An American Airlines Boeing 737 Max 8 arriving from Washington's Ronald Reagan National Airport is seen taxiing to its gate at the Miami International Airport on March 12, 2019 in Miami, Florida.
Joe Raedle | Getty Images

American Airlines' pilots union is planning to tell lawmakers on Wednesday that it is concerned about whether training materials and updates for the grounded Boeing 737 Max will be sufficient.

A House aviation panel is scheduled to hear from pilots, flight attendants and airline representatives at its second hearing about the plane, which has been grounded worldwide since mid-March after two fatal crashes within five months of one another killed a total of 346 people.

Boeing is scrambling to win regulators' approval to get the 737 Max, its best-selling aircraft ever, flying again and to win back public trust after several surveys showed travelers might try to avoid the plane.

Dan Carey, president of Allied Pilots Association, which represents some 15,000 American Airlines pilots, plans to tell lawmakers Wednesday that Boeing has "made significant positive changes with the new software fixes," according to written testimony reviewed by CNBC.

"However, at APA we remained concerned about whether the new training protocol, materials and method of instruction suggested by Boeing are adequate to ensure that pilots across the globe flying the MAX fleet can do so in absolute complete safety," he said in his statement.

American Airlines has "been working closely with our pilots on the APA national safety committee on the suggested training and other issues concerning returning the 737 MAX back to revenue service," said American spokesman Ross Feinstein. "We appreciate their input and collaboration."

Airlines that have the 737 Max in their fleets, including American, Southwest and United, have canceled thousands of flights during the peak summer travel season as the plane remains out of service.

Boeing has developed a software upgrade for the jets but regulators have yet to sign off on those changes.

Carey also questioned whether the Federal Aviation Administration can ensure that pilots receive enough training "as aircraft are becoming more and more technologically sophisticated."

The union has criticized Boeing for not providing enough information about an automated anti-stall system aboard the 737 Max planes. That system, known as MCAS, has been implicated by investigators in the two crashes. Carey called a lack of training on the system "the final fatal mistake."

Members of the pilot union met with FAA officials earlier this month and discussed training for the aircraft, a spokesman said.

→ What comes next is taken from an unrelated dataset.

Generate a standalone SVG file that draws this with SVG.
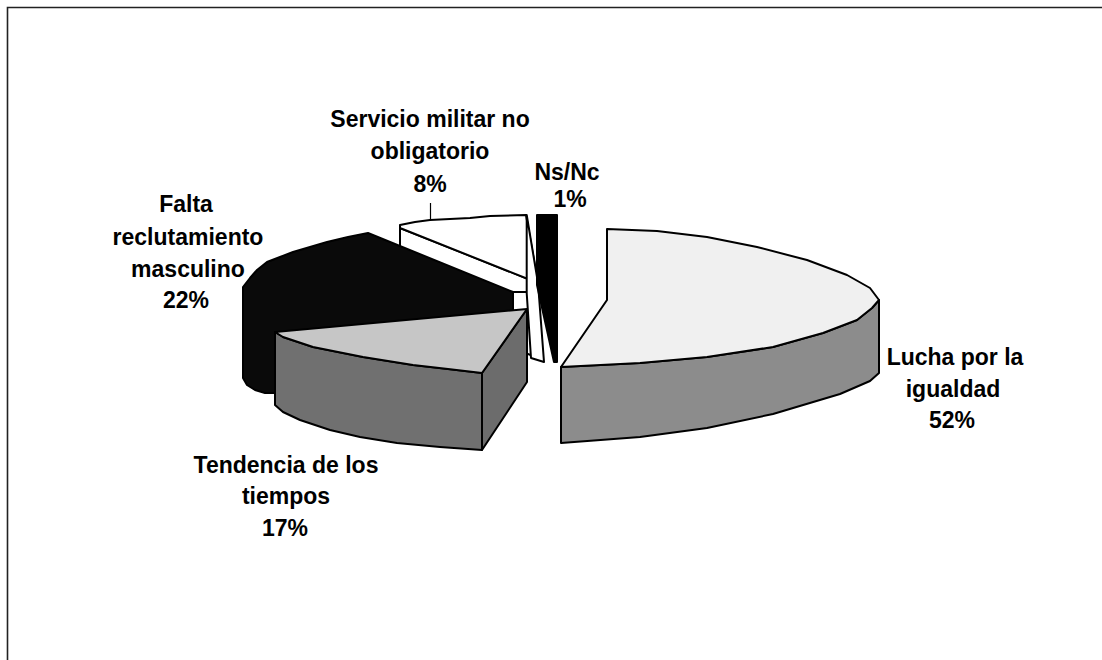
<svg xmlns="http://www.w3.org/2000/svg" width="1102" height="660" viewBox="0 0 1102 660">
<style>
.edge{stroke:#000;stroke-width:2;stroke-linejoin:round}
.lbl{font-family:"Liberation Sans",Arial,sans-serif;font-weight:bold;font-size:23px;fill:#000;text-anchor:middle}
.lead{stroke:#000;stroke-width:1.2;fill:none}
</style>
<rect width="1102" height="660" fill="#fff"/>
<path d="M7.5,662 V7.5 H1104" fill="none" stroke="#222" stroke-width="1.6"/>

<g id="slice-servicio">
  <polygon class="edge" fill="#fff" points="400,228 538,283 538,358 400,303"/>
  <path class="edge" fill="#fff" d="M400,225 L415,222 L430,220 L450,219 L470,218 L490,216 L526,215 L538,283 L400,228 Z"/>
</g>

<g id="slice-falta">
  <path class="edge" fill="#0a0a0a" d="M243,287 L250,278 L257,270 L267,262 L280,257 L293,252 L310,247 L327,242 L348,237 L368,233 L513,292 L513,320 L280,340 L276,393 L265,393 L255,390 L247,385 L243,378 Z"/>
  <line class="edge" x1="513" y1="292" x2="527" y2="292"/>
</g>

<g id="slice-servicio-side">
  <polygon class="edge" fill="#fff" points="526.7,215 538,283 544,362 531,358 526.7,293"/>
</g>

<g id="slice-tendencia">
  <polygon class="edge" fill="#6c6c6c" points="527,309 482,373 482,450 527,382"/>
  <path class="edge" fill="#707070" d="M275,332 L283,337 L298,342 L313,347 L338,352 L363,357 L388,361 L413,365 L448,369 L482,373 L482,450 L440,447 L397,443 L360,437 L330,430 L300,420 L283,412 L275,405 Z"/>
  <path class="edge" fill="#c6c6c6" d="M527,309 L275,332 L283,337 L298,342 L313,347 L338,352 L363,357 L388,361 L413,365 L448,369 L482,373 Z"/>
</g>

<g id="slice-nsnc">
  <polygon class="edge" fill="#000" points="537,215 557,215 557,362 554,362 537,285"/>
</g>

<g id="slice-lucha">
  <path class="edge" fill="#8c8c8c" d="M561,367 L640,363 L707,357 L773,347 L823,333 L857,320 L872,308 L879,300 L879,373 L870,381 L840,394 L773,414 L707,428 L640,437 L561,443 Z"/>
  <path class="edge" fill="#f0f0f0" d="M607,300 L607,229 L657,231 L707,237 L757,247 L807,260 L847,275 L870,288 L879,300 L872,308 L857,320 L823,333 L773,347 L707,357 L640,363 L561,367 Z"/>
</g>

<g id="connectors">
  <line class="lead" x1="430.5" y1="203" x2="430.5" y2="220"/>
</g>

<g id="label-servicio">
  <text class="lbl" x="430" y="127">Servicio militar no</text>
  <text class="lbl" x="430" y="159">obligatorio</text>
  <text class="lbl" x="430" y="192">8%</text>
</g>
<g id="label-nsnc">
  <text class="lbl" x="567" y="180">Ns/Nc</text>
  <text class="lbl" x="570" y="207">1%</text>
</g>
<g id="label-falta">
  <text class="lbl" x="186" y="212">Falta</text>
  <text class="lbl" x="188" y="245">reclutamiento</text>
  <text class="lbl" x="188" y="277">masculino</text>
  <text class="lbl" x="186" y="308">22%</text>
</g>
<g id="label-lucha">
  <text class="lbl" x="955" y="365">Lucha por la</text>
  <text class="lbl" x="953" y="397">igualdad</text>
  <text class="lbl" x="952" y="428">52%</text>
</g>
<g id="label-tendencia">
  <text class="lbl" x="286" y="473">Tendencia de los</text>
  <text class="lbl" x="286" y="504">tiempos</text>
  <text class="lbl" x="285" y="536">17%</text>
</g>
</svg>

Carey told CNBC the union has requested simulator time in the sole Boeing 737 Max full-motion simulator in the U.S., which is located in Miami, and said American told the union it can receive the simulator time after the plane is certified by the FAA. The pilots previously used a stationary simulator near Boeing's production facility near Seattle.

American ordered a 737 Max simulator that should arrive by the end of the year, Feinstein said.

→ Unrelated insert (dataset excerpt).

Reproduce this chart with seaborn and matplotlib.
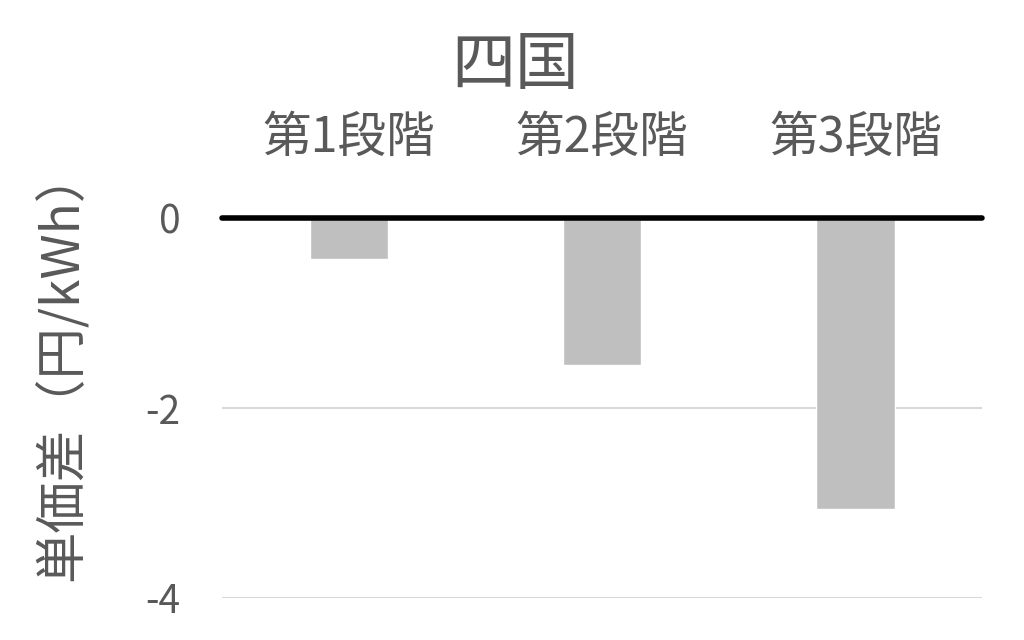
import pandas as pd
import matplotlib
matplotlib.use('Agg')
import matplotlib.pyplot as plt
import seaborn as sns

# データ
stages = ['第1段階', '第2段階', '第3段階']
price_diff = [-0.43, -1.55, -3.06]

df = pd.DataFrame({'段階': stages, '単価差': price_diff})

sns.set_style('white')
plt.rcParams['font.family'] = ['Noto Sans CJK JP', 'DejaVu Sans']

gray_text = '#595959'

fig = plt.figure(figsize=(10.24, 6.4), dpi=100)
ax = fig.add_axes([0.217, 0.066, 0.742, 0.593])

sns.barplot(data=df, x='段階', y='単価差', color='#bfbfbf', width=0.31,
            saturation=1, ax=ax)

ax.set_ylim(-4, 0)
ax.set_yticks([-4, -2, 0])
ax.set_yticklabels(['-4', '-2', '0'])
ax.yaxis.grid(True, color='#d9d9d9', linewidth=1.5)
ax.set_axisbelow(True)

# 0 の軸線（太線）
ax.axhline(0, color='black', linewidth=4, zorder=5, clip_on=False)

ax.xaxis.tick_top()
ax.tick_params(axis='x', length=0, pad=40, labelsize=35, labelcolor=gray_text)
ax.tick_params(axis='y', length=0, pad=30, labelsize=28, labelcolor=gray_text)

for s in ax.spines.values():
    s.set_visible(False)

ax.set_xlabel('')
ax.set_ylabel('単価差（円/kWh）', fontsize=37, color=gray_text)
ax.yaxis.set_label_coords(-0.175, 0.615)

fig.text(0.503, 0.897, '四国', ha='center', va='center', fontsize=46, color=gray_text)

fig.savefig('out.png', dpi=100, facecolor='white')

The Association of Professional Flight Attendants, which represents American's cabin crew and is not testifying in person at Wednesday's hearing, sent testimony to the House panel that says the issue of trust must be addressed before the plane flies again.

"If the public does not believe that the process of returning the 737 Max 8 to service is not the result of a thorough, rigorous, and transparent safety-driven process, then this aircraft will likely be forever tainted," the statement said.

The House panel is also scheduled to hear from Airlines for America, an industry group that represents most of the largest U.S. airlines; the Association of Flight Attendants, which represents United Airlines cabin crew members; and Capt. Chesley "Sully" Sullenberger, famed for his 2009 "Miracle on the Hudson" landing of a US Airways Airbus jet.